Given request: Reproduce the listing word for word. Skip any image.

<<<<

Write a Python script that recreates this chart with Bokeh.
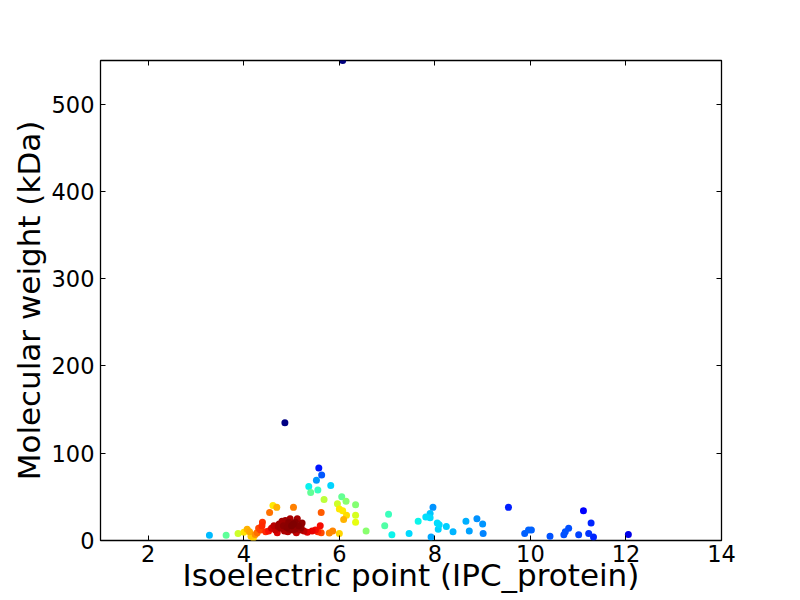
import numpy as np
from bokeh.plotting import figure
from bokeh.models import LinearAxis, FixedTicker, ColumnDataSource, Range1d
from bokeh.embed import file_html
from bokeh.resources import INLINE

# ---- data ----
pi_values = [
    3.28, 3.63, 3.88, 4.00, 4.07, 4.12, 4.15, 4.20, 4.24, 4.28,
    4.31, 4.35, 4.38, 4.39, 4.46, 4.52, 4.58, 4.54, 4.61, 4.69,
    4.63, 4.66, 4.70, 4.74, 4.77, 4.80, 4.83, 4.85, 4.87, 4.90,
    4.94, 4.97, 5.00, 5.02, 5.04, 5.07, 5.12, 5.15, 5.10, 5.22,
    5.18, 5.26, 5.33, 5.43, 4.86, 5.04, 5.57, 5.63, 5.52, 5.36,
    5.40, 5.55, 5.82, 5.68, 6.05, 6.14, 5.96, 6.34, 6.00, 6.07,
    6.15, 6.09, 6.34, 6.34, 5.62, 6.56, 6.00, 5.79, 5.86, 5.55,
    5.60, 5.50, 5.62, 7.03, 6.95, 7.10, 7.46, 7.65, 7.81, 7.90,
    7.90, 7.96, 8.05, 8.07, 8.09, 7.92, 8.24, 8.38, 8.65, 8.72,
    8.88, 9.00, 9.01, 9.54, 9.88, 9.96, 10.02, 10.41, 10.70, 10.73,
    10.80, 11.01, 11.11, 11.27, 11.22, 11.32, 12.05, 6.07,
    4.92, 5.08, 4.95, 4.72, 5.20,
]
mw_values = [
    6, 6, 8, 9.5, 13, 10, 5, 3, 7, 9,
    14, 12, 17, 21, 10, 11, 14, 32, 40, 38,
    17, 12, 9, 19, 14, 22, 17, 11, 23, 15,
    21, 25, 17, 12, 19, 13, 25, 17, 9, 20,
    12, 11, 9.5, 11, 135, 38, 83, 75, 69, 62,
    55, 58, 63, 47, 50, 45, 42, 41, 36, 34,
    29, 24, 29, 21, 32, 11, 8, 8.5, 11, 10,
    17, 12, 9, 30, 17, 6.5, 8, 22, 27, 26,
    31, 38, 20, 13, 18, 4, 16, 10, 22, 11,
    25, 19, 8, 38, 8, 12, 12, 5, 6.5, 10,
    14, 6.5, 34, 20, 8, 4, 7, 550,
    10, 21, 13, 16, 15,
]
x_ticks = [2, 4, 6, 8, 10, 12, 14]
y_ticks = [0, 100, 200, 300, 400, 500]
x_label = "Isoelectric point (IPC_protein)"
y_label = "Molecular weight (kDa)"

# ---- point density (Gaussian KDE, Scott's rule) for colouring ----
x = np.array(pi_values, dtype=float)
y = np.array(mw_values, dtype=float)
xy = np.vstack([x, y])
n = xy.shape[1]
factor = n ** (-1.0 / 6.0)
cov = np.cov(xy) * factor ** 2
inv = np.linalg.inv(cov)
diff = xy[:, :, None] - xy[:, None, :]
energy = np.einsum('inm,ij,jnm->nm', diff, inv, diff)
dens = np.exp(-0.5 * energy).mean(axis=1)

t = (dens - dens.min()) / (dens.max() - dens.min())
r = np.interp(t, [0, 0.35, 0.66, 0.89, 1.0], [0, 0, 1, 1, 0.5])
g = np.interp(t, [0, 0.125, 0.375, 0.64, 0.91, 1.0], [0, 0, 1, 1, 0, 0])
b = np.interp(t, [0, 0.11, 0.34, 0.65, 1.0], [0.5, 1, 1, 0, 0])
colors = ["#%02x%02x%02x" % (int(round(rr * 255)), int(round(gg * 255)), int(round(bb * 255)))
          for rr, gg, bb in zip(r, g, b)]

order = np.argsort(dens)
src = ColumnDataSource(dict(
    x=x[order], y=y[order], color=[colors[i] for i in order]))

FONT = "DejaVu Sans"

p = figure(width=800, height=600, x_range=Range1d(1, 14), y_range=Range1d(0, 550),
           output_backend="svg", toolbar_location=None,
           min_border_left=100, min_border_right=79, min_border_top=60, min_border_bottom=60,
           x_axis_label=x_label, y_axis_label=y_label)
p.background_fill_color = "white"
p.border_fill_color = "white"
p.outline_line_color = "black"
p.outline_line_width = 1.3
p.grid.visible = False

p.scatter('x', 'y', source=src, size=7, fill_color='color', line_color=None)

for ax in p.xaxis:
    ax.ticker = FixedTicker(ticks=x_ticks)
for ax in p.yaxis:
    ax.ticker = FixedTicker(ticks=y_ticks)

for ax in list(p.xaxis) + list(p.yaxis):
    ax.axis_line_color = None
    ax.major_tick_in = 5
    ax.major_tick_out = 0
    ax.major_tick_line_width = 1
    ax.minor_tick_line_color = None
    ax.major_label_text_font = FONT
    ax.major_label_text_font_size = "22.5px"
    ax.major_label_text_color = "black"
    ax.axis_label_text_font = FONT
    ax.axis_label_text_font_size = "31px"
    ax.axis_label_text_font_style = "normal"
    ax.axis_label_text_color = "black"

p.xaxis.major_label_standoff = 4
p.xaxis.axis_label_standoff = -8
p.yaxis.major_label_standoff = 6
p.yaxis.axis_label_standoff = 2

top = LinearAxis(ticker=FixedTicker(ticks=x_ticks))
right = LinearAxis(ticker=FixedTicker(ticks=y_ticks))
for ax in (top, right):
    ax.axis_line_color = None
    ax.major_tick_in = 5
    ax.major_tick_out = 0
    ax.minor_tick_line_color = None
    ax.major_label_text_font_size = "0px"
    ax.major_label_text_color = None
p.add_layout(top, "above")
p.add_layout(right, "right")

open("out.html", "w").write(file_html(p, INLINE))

>>>>

Output for this task:
Write a Python script that recreates this chart with Bokeh.
import numpy as np
from bokeh.plotting import figure
from bokeh.models import LinearAxis, FixedTicker, ColumnDataSource, Range1d
from bokeh.embed import file_html
from bokeh.resources import INLINE

# ---- data ----
pi_values = [
    3.28, 3.63, 3.88, 4.00, 4.07, 4.12, 4.15, 4.20, 4.24, 4.28,
    4.31, 4.35, 4.38, 4.39, 4.46, 4.52, 4.58, 4.54, 4.61, 4.69,
    4.63, 4.66, 4.70, 4.74, 4.77, 4.80, 4.83, 4.85, 4.87, 4.90,
    4.94, 4.97, 5.00, 5.02, 5.04, 5.07, 5.12, 5.15, 5.10, 5.22,
    5.18, 5.26, 5.33, 5.43, 4.86, 5.04, 5.57, 5.63, 5.52, 5.36,
    5.40, 5.55, 5.82, 5.68, 6.05, 6.14, 5.96, 6.34, 6.00, 6.07,
    6.15, 6.09, 6.34, 6.34, 5.62, 6.56, 6.00, 5.79, 5.86, 5.55,
    5.60, 5.50, 5.62, 7.03, 6.95, 7.10, 7.46, 7.65, 7.81, 7.90,
    7.90, 7.96, 8.05, 8.07, 8.09, 7.92, 8.24, 8.38, 8.65, 8.72,
    8.88, 9.00, 9.01, 9.54, 9.88, 9.96, 10.02, 10.41, 10.70, 10.73,
    10.80, 11.01, 11.11, 11.27, 11.22, 11.32, 12.05, 6.07,
    4.92, 5.08, 4.95, 4.72, 5.20,
]
mw_values = [
    6, 6, 8, 9.5, 13, 10, 5, 3, 7, 9,
    14, 12, 17, 21, 10, 11, 14, 32, 40, 38,
    17, 12, 9, 19, 14, 22, 17, 11, 23, 15,
    21, 25, 17, 12, 19, 13, 25, 17, 9, 20,
    12, 11, 9.5, 11, 135, 38, 83, 75, 69, 62,
    55, 58, 63, 47, 50, 45, 42, 41, 36, 34,
    29, 24, 29, 21, 32, 11, 8, 8.5, 11, 10,
    17, 12, 9, 30, 17, 6.5, 8, 22, 27, 26,
    31, 38, 20, 13, 18, 4, 16, 10, 22, 11,
    25, 19, 8, 38, 8, 12, 12, 5, 6.5, 10,
    14, 6.5, 34, 20, 8, 4, 7, 550,
    10, 21, 13, 16, 15,
]
x_ticks = [2, 4, 6, 8, 10, 12, 14]
y_ticks = [0, 100, 200, 300, 400, 500]
x_label = "Isoelectric point (IPC_protein)"
y_label = "Molecular weight (kDa)"

# ---- point density (Gaussian KDE, Scott's rule) for colouring ----
x = np.array(pi_values, dtype=float)
y = np.array(mw_values, dtype=float)
xy = np.vstack([x, y])
n = xy.shape[1]
factor = n ** (-1.0 / 6.0)
cov = np.cov(xy) * factor ** 2
inv = np.linalg.inv(cov)
diff = xy[:, :, None] - xy[:, None, :]
energy = np.einsum('inm,ij,jnm->nm', diff, inv, diff)
dens = np.exp(-0.5 * energy).mean(axis=1)

t = (dens - dens.min()) / (dens.max() - dens.min())
r = np.interp(t, [0, 0.35, 0.66, 0.89, 1.0], [0, 0, 1, 1, 0.5])
g = np.interp(t, [0, 0.125, 0.375, 0.64, 0.91, 1.0], [0, 0, 1, 1, 0, 0])
b = np.interp(t, [0, 0.11, 0.34, 0.65, 1.0], [0.5, 1, 1, 0, 0])
colors = ["#%02x%02x%02x" % (int(round(rr * 255)), int(round(gg * 255)), int(round(bb * 255)))
          for rr, gg, bb in zip(r, g, b)]

order = np.argsort(dens)
src = ColumnDataSource(dict(
    x=x[order], y=y[order], color=[colors[i] for i in order]))

FONT = "DejaVu Sans"

p = figure(width=800, height=600, x_range=Range1d(1, 14), y_range=Range1d(0, 550),
           output_backend="svg", toolbar_location=None,
           min_border_left=100, min_border_right=79, min_border_top=60, min_border_bottom=60,
           x_axis_label=x_label, y_axis_label=y_label)
p.background_fill_color = "white"
p.border_fill_color = "white"
p.outline_line_color = "black"
p.outline_line_width = 1.3
p.grid.visible = False

p.scatter('x', 'y', source=src, size=7, fill_color='color', line_color=None)

for ax in p.xaxis:
    ax.ticker = FixedTicker(ticks=x_ticks)
for ax in p.yaxis:
    ax.ticker = FixedTicker(ticks=y_ticks)

for ax in list(p.xaxis) + list(p.yaxis):
    ax.axis_line_color = None
    ax.major_tick_in = 5
    ax.major_tick_out = 0
    ax.major_tick_line_width = 1
    ax.minor_tick_line_color = None
    ax.major_label_text_font = FONT
    ax.major_label_text_font_size = "22.5px"
    ax.major_label_text_color = "black"
    ax.axis_label_text_font = FONT
    ax.axis_label_text_font_size = "31px"
    ax.axis_label_text_font_style = "normal"
    ax.axis_label_text_color = "black"

p.xaxis.major_label_standoff = 4
p.xaxis.axis_label_standoff = -8
p.yaxis.major_label_standoff = 6
p.yaxis.axis_label_standoff = 2

top = LinearAxis(ticker=FixedTicker(ticks=x_ticks))
right = LinearAxis(ticker=FixedTicker(ticks=y_ticks))
for ax in (top, right):
    ax.axis_line_color = None
    ax.major_tick_in = 5
    ax.major_tick_out = 0
    ax.minor_tick_line_color = None
    ax.major_label_text_font_size = "0px"
    ax.major_label_text_color = None
p.add_layout(top, "above")
p.add_layout(right, "right")

open("out.html", "w").write(file_html(p, INLINE))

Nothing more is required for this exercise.